En direct du World Congress of Cardiology (Dubai, 18-21 avril 2012)
Une fiscalité sur les aliments contenant du sel pourrait, chaque année, réduire de 2 à 3% le nombre de décès liés aux maladies cardiovasculaires. Ces données préliminaires sont issues d’une étude américaine présentée au Congrès Mondial de Cardiologie (WCC 2012).
Pilotée par l’université de Harvard, l’étude visait à comparer le rapport entre le coût et l’efficacité de deux interventions : d’une part, la réduction volontaire du sel utilisé par l'industrie agroalimentaire dans la préparation des aliments, et, d’autre part, une taxation du sel. L’intervention était tirée au sort pour être appliquée dans 19 pays en développement, représentant plus de la moitié de la population mondiale.
L’étude a révélé que les deux stratégies permettaient de réduire le nombre de personnes nécessitant un traitement anti-hypertenseur et de diminuer le nombre d’accidents cardiovasculaires : réduction du nombre d'infarctus du myocarde d’environ 1,7% en Chine et 1,5% en Inde. La diminution des accidents vasculaires cérébraux pourrait être respectivement dans ces deux pays de 4,7% et de 4%.
Le sel est abondamment utilisé par l’industrie agro-alimentaire (1), même si on l’ignore le plus souvent, car il s’agit d’un « sel caché ». Cette utilisation extensive s’explique par le fait que le sel est un conservateur très bon marché, en plus d’être un agent de sapidité (additif alimentaire capable d’améliorer la saveur des aliments). La réduction volontaire de l’utilisation de sel par ces industriels se heurte à une profonde inertie. Une taxation permettrait de rendre le recours au sel en tant que conservateur, beaucoup moins rentable, et donc d’accélérer la réduction de son utilisation.
Un apport trop important en sel a des implications majeures pour la santé du cœur et des vaisseaux sanguins. Une relation directe a été établie depuis longtemps entre l'apport quotidien en sel et l'hypertension artérielle (élévation de la pression à l’intérieure des artères). A l’inverse, les études ont révélé que la diminution de l'apport quotidien en sel est directement associée à une baisse de la pression artérielle.
Une pression artérielle élevée, et qui n'est pas traitée, peut augmenter considérablement le risque de développer une maladie cardiovasculaire. Le traitement de l'hypertension artérielle permet d’obtenir une réduction importante du risque d'accident vasculaire cérébral et du risque d'infarctus du myocarde, mais il a un coût économique important. L’hypertension artérielle est donc l'un des principaux facteurs de risque de décès prématuré qui est évitable.
Les résultats de cette étude démontrent donc que les stratégies pour réduire, même de façon modeste, la consommation de sel, et surtout le « sel caché » dans l’alimentation, pourrait conduire à des réductions importantes de la mortalité par maladies cardiovasculaires.
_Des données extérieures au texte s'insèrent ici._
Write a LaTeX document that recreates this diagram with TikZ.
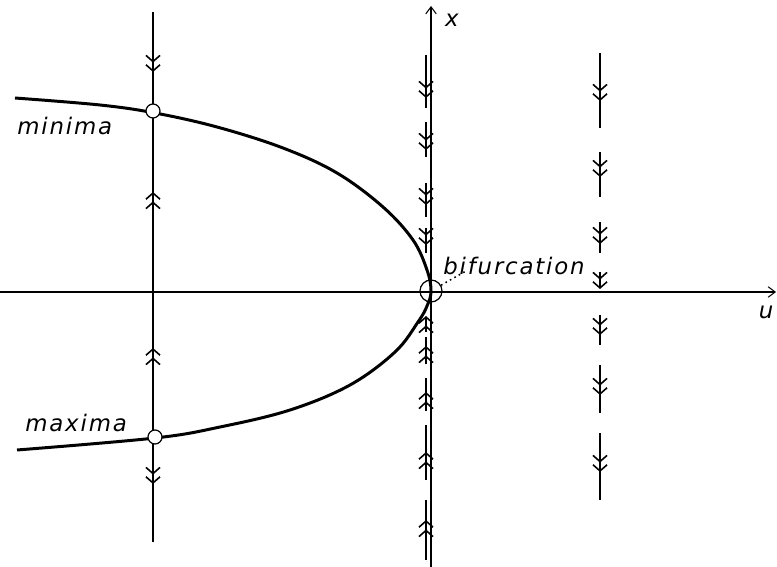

En réduisant l’importance de la prise en charge médicale de ces maladies, ceci ce traduirait également par des économies de dépenses de santé.
(1) Les niveaux requis de réduction du sel dans les produits alimentaires ont été fixés à partir de la UK Food Standards Agency. Ces recommandations avaient conduit à une réduction de 9,5% de l'apport net de sel au Royaume-Uni. Une augmentation des taxes de 40% sur les prix du sel pour l'industrie (c’est-à-dire du même niveau que celle généralement appliquée sur le tabac) avait permis une réduction de 6% de la consommation dans des travaux antérieurs.